Designing the Crucible: 4 Small-Sided Games to Build a Relentless Team Culture
To turn competition into an institutional habit, you have to stop running drills where players can hide, coast, or stand in lines. Every drill needs a winner, a loser, a tangible consequence, and a constraint that forces instant decision-making.
Instead of relying on scripted, traditional 5-on-0 work, elite coaches use Small-Sided Games (SSGs). These micro-games force players to touch the ball more often, read defense in high-stress situations, and compete instinctively.

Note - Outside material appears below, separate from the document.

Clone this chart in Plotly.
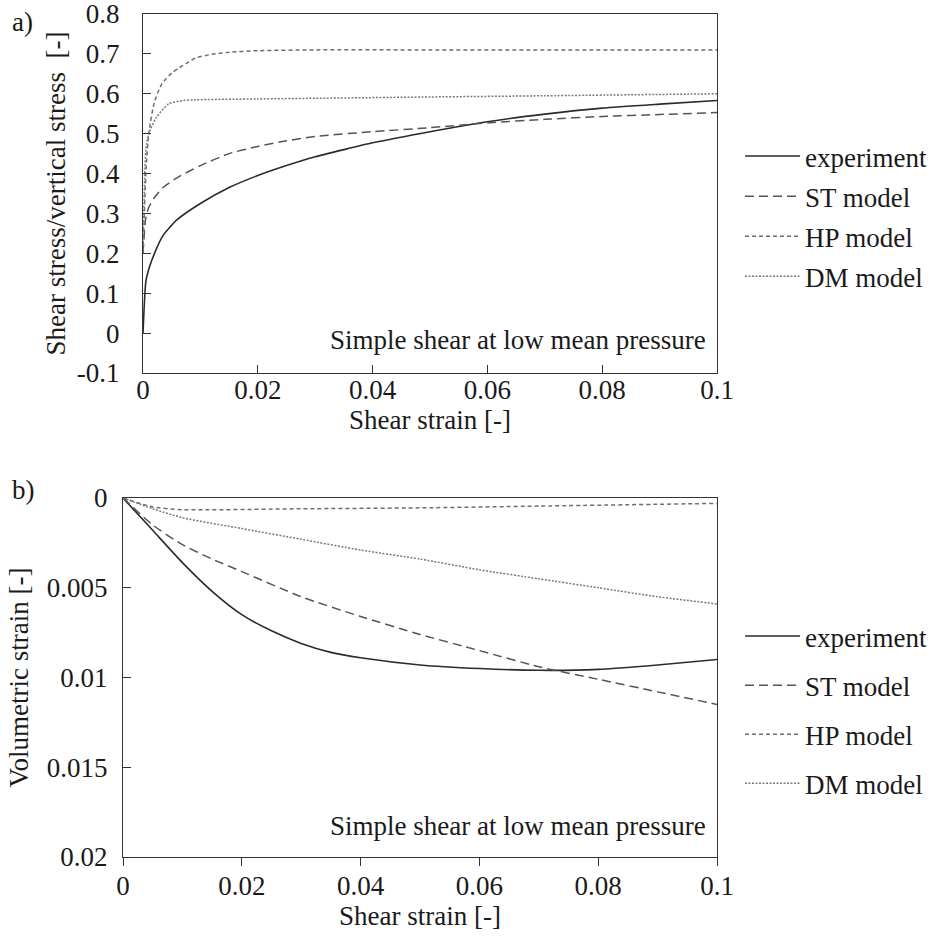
import plotly.graph_objects as go

# ---------------- data: panel a) stress ratio ----------------
xa_exp = [0, 0.0005, 0.001, 0.002, 0.0035, 0.006, 0.01, 0.015, 0.02, 0.025, 0.03, 0.035, 0.04, 0.05, 0.06, 0.07, 0.08, 0.09, 0.1]
ya_exp = [0.0, 0.13, 0.16, 0.2, 0.245, 0.285, 0.325, 0.365, 0.395, 0.42, 0.442, 0.46, 0.477, 0.505, 0.53, 0.549, 0.564, 0.574, 0.583]

xa_st = [0, 0.0005, 0.001, 0.002, 0.0035, 0.006, 0.01, 0.015, 0.02, 0.025, 0.03, 0.04, 0.05, 0.06, 0.07, 0.08, 0.09, 0.1]
ya_st = [0.2, 0.29, 0.315, 0.34, 0.365, 0.39, 0.42, 0.45, 0.468, 0.482, 0.493, 0.505, 0.515, 0.527, 0.536, 0.543, 0.548, 0.553]

xa_hp = [0, 0.0005, 0.001, 0.002, 0.0033, 0.005, 0.0063, 0.008, 0.0092, 0.012, 0.015, 0.02, 0.03, 0.05, 0.1]
ya_hp = [0.2, 0.4, 0.5, 0.58, 0.625, 0.652, 0.665, 0.68, 0.69, 0.699, 0.704, 0.708, 0.71, 0.71, 0.71]

xa_dm = [0, 0.0003, 0.0005, 0.001, 0.0023, 0.0045, 0.007, 0.0092, 0.02, 0.05, 0.07, 0.1]
ya_dm = [0.2, 0.4, 0.46, 0.5, 0.54, 0.575, 0.583, 0.585, 0.587, 0.592, 0.595, 0.6]

# ---------------- data: panel b) volumetric strain ----------------
xb_exp = [0, 0.005, 0.01, 0.015, 0.02, 0.025, 0.03, 0.035, 0.04, 0.05, 0.06, 0.07, 0.08, 0.09, 0.1]
yb_exp = [0, 0.0018, 0.0036, 0.0052, 0.0065, 0.0074, 0.0081, 0.0086, 0.0089, 0.0093, 0.0095, 0.0096, 0.00955, 0.0093, 0.0090]

xb_st = [0, 0.005, 0.01, 0.015, 0.02, 0.03, 0.04, 0.05, 0.06, 0.07, 0.08, 0.09, 0.1]
yb_st = [0, 0.0015, 0.0026, 0.0034, 0.0041, 0.0055, 0.0066, 0.0076, 0.0085, 0.0094, 0.0101, 0.0108, 0.0115]

xb_hp = [0, 0.005, 0.01, 0.03, 0.05, 0.07, 0.1]
yb_hp = [0, 0.0005, 0.00065, 0.0006, 0.00055, 0.00045, 0.0003]

xb_dm = [0, 0.005, 0.01, 0.02, 0.03, 0.04, 0.05, 0.06, 0.07, 0.08, 0.09, 0.1]
yb_dm = [0, 0.0006, 0.0011, 0.0017, 0.0023, 0.0029, 0.0034, 0.0040, 0.0045, 0.0050, 0.0055, 0.0059]

series_names = ["experiment", "ST model", "HP model", "DM model"]

x_tickvals = [0, 0.02, 0.04, 0.06, 0.08, 0.1]
x_ticktext = ["0", "0.02", "0.04", "0.06", "0.08", "0.1"]
ya_tickvals = [-0.1, 0, 0.1, 0.2, 0.3, 0.4, 0.5, 0.6, 0.7, 0.8]
ya_ticktext = ["-0.1", "0", "0.1", "0.2", "0.3", "0.4", "0.5", "0.6", "0.7", "0.8"]
yb_tickvals = [0, 0.005, 0.01, 0.015, 0.02]
yb_ticktext = ["0", "0.005", "0.01", "0.015", "0.02"]

FONT = "Liberation Serif"
FS = 27
TXT = "#1a1a1a"

styles = [
    dict(color="#2b2b2b", width=1.6, dash="solid"),
    dict(color="#555555", width=1.5, dash="9px,5px"),
    dict(color="#6e6e6e", width=1.5, dash="4px,3px"),
    dict(color="#7a7a7a", width=1.5, dash="2px,1.5px"),
]

fig = go.Figure()

panel_a = [(xa_exp, ya_exp), (xa_st, ya_st), (xa_hp, ya_hp), (xa_dm, ya_dm)]
panel_b = [(xb_exp, yb_exp), (xb_st, yb_st), (xb_hp, yb_hp), (xb_dm, yb_dm)]

for i, (xs, ys) in enumerate(panel_a):
    fig.add_trace(go.Scatter(x=xs, y=ys, mode="lines", name=series_names[i],
                             line=dict(shape="spline", smoothing=0.6, **styles[i]),
                             xaxis="x", yaxis="y", legend="legend",
                             legendgroup="a" + str(i)))
for i, (xs, ys) in enumerate(panel_b):
    fig.add_trace(go.Scatter(x=xs, y=ys, mode="lines", name=series_names[i],
                             line=dict(shape="spline", smoothing=0.6, **styles[i]),
                             xaxis="x2", yaxis="y2", legend="legend2",
                             legendgroup="b" + str(i)))

# the page body margin is removed by post_script, so the figure fills the window
W, H = 934, 941
def px(v): return v / W
def py(v): return 1 - v / H

axis_common = dict(showline=True, linecolor="#333333", linewidth=1.3, mirror=True,
                   showgrid=False, zeroline=False, ticklen=8, tickcolor="#333333",
                   automargin=False, ticklabeloverflow="allow",
                   tickfont=dict(family=FONT, size=FS, color=TXT))

tfont = dict(family=FONT, size=FS, color=TXT)

fig.update_layout(
    template="none",
    width=W, height=H,
    margin=dict(l=0, r=0, t=0, b=0, autoexpand=False),
    paper_bgcolor="white", plot_bgcolor="white",
    font=dict(family=FONT, size=FS, color=TXT),
    xaxis=dict(domain=[px(143), px(717)], range=[0, 0.1], tickvals=x_tickvals, ticktext=x_ticktext,
               ticks="inside", anchor="y", ticklabelstandoff=-8,
               title=dict(text="Shear strain [-]", font=tfont, standoff=0),
               **axis_common),
    yaxis=dict(domain=[py(373), py(14)], range=[-0.1, 0.8], tickvals=ya_tickvals, ticktext=ya_ticktext,
               ticks="inside", anchor="x", ticklabelstandoff=17,
               title=dict(text="Shear stress/vertical stress  [-]", font=tfont, standoff=3),
               **axis_common),
    xaxis2=dict(domain=[px(123), px(717)], range=[0, 0.1], tickvals=x_tickvals, ticktext=x_ticktext,
                ticks="outside", anchor="y2", ticklabelstandoff=-4,
                title=dict(text="Shear strain [-]", font=tfont, standoff=0),
                **axis_common),
    yaxis2=dict(domain=[py(857), py(498)], range=[0.02, 0], tickvals=yb_tickvals, ticktext=yb_ticktext,
                ticks="inside", anchor="x2", ticklabelstandoff=9,
                title=dict(text="Volumetric strain [-]", font=tfont, standoff=10),
                **axis_common),
    legend=dict(x=px(740), y=py(132), xanchor="left", yanchor="top",
                bgcolor="rgba(0,0,0,0)", itemwidth=55, tracegroupgap=2,
                font=tfont, itemclick=False),
    legend2=dict(x=px(740), y=py(612), xanchor="left", yanchor="top",
                 bgcolor="rgba(0,0,0,0)", itemwidth=55, tracegroupgap=11,
                 font=tfont, itemclick=False),
    annotations=[
        dict(text="a)", x=px(10), y=py(22), xref="paper", yref="paper", xanchor="left", yanchor="middle",
             showarrow=False, font=tfont),
        dict(text="b)", x=px(10), y=py(490), xref="paper", yref="paper", xanchor="left", yanchor="middle",
             showarrow=False, font=tfont),
        dict(text="Simple shear at low mean pressure", x=px(708), y=py(340), xref="paper", yref="paper",
             xanchor="right", yanchor="middle", showarrow=False, font=tfont),
        dict(text="Simple shear at low mean pressure", x=px(708), y=py(826), xref="paper", yref="paper",
             xanchor="right", yanchor="middle", showarrow=False, font=tfont),
    ],
    showlegend=True,
)

fig.write_html("out.html", config={"displayModeBar": False},
               post_script="document.body.style.margin='0px';")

Here are four of the best competitive games and constraints to build directly into your daily practice layout:
1. The "Continuous 3-on-3" Transition Game
This game completely eliminates "dead time" and stops players from taking possessions off. It forces immediate transition communication and rewards aggressive, fast-paced play.
How it Works: Three players start on offense, three on defense. The offense attacks. On a shot (make or miss) or a turnover, the defense must secure the ball and immediately become the offense heading the other way.
The Competitive Twist: The original offensive team is instantly out and must sprint off the floor, while a new trio enters from the baseline to defend the incoming attack.
Why it Builds Competitors: If a player stands around complaining about a missed shot or a bad call, their team gets punished instantly in transition. It forces them to instantly flush the last play and compete on the next one.
2. "Cutthroat" (With a Stopwatch)
Standard Cutthroat is a staple in most gyms, but adding a strict time constraint forces players to play with real urgency instead of holding the ball or playing cautiously.
How it Works: Play 3-on-3 or 4-on-4. The offense stays on the court only if they score. The defense earns the right to go to offense if they secure a stop. New teams wait on the sideline.
The Constraint: The offense has a strict 7-second shot clock from the moment they check the ball.
Why it Builds Competitors: It completely destroys passivity. Players cannot dance with the ball or overthink; they must drive gaps, cut hard, and make immediate decisions under immense pressure.
3. Score-Based Constraints (Changing the Incentives)
You can completely alter how your team competes just by changing how you keep score in 4-on-4 or 5-on-5 scrimmages. If you want to reward specific tough, gritty behaviors, make those behaviors worth more than a basic basket.
| Action | Standard Value | Competitive Scrimmage Value |
| Standard Made Basket | 2 or 3 Points | 1 Point |
| Offensive Rebound | 0 Points | 2 Points |
| Defensive Stop + Floor Dive | 0 Points | 3 Points |
| Turnover | 0 Points | -2 Points |
Suddenly, a player who plays lazy defense but scores a flashy bucket realizes they are actually hurting the team. The player who dives for a loose ball or fights for a tough rebound becomes the hero. You are explicitly defining what "competing" looks like on the scoreboard.
4. "Blood Alley" 1-on-1 (Closeout & Recovery)
This drill is perfect for building individual defensive grit and offensive decisiveness without letting teammates bail anyone out.
How it Works: A defender starts on the baseline and rolls or passes the ball out to an offensive player at the wing or slot. The defender must sprint out, throw their hands up, and close out effectively.
The Constraint: The offensive player is allowed a maximum of 2 dribbles to score.
Why it Builds Competitors: It turns a standard drill into a high-intensity micro-battle. The offensive player cannot over-dribble—they must attack violently. The defender cannot just give up ground—they have to sit down, take a bump, and contest the shot.
The Golden Rule for the Coach: If you want a competitive culture, you must keep score. If a drill doesn't have a scoreboard, players will treat it like a drill. If it has a scoreboard, they will treat it like a game.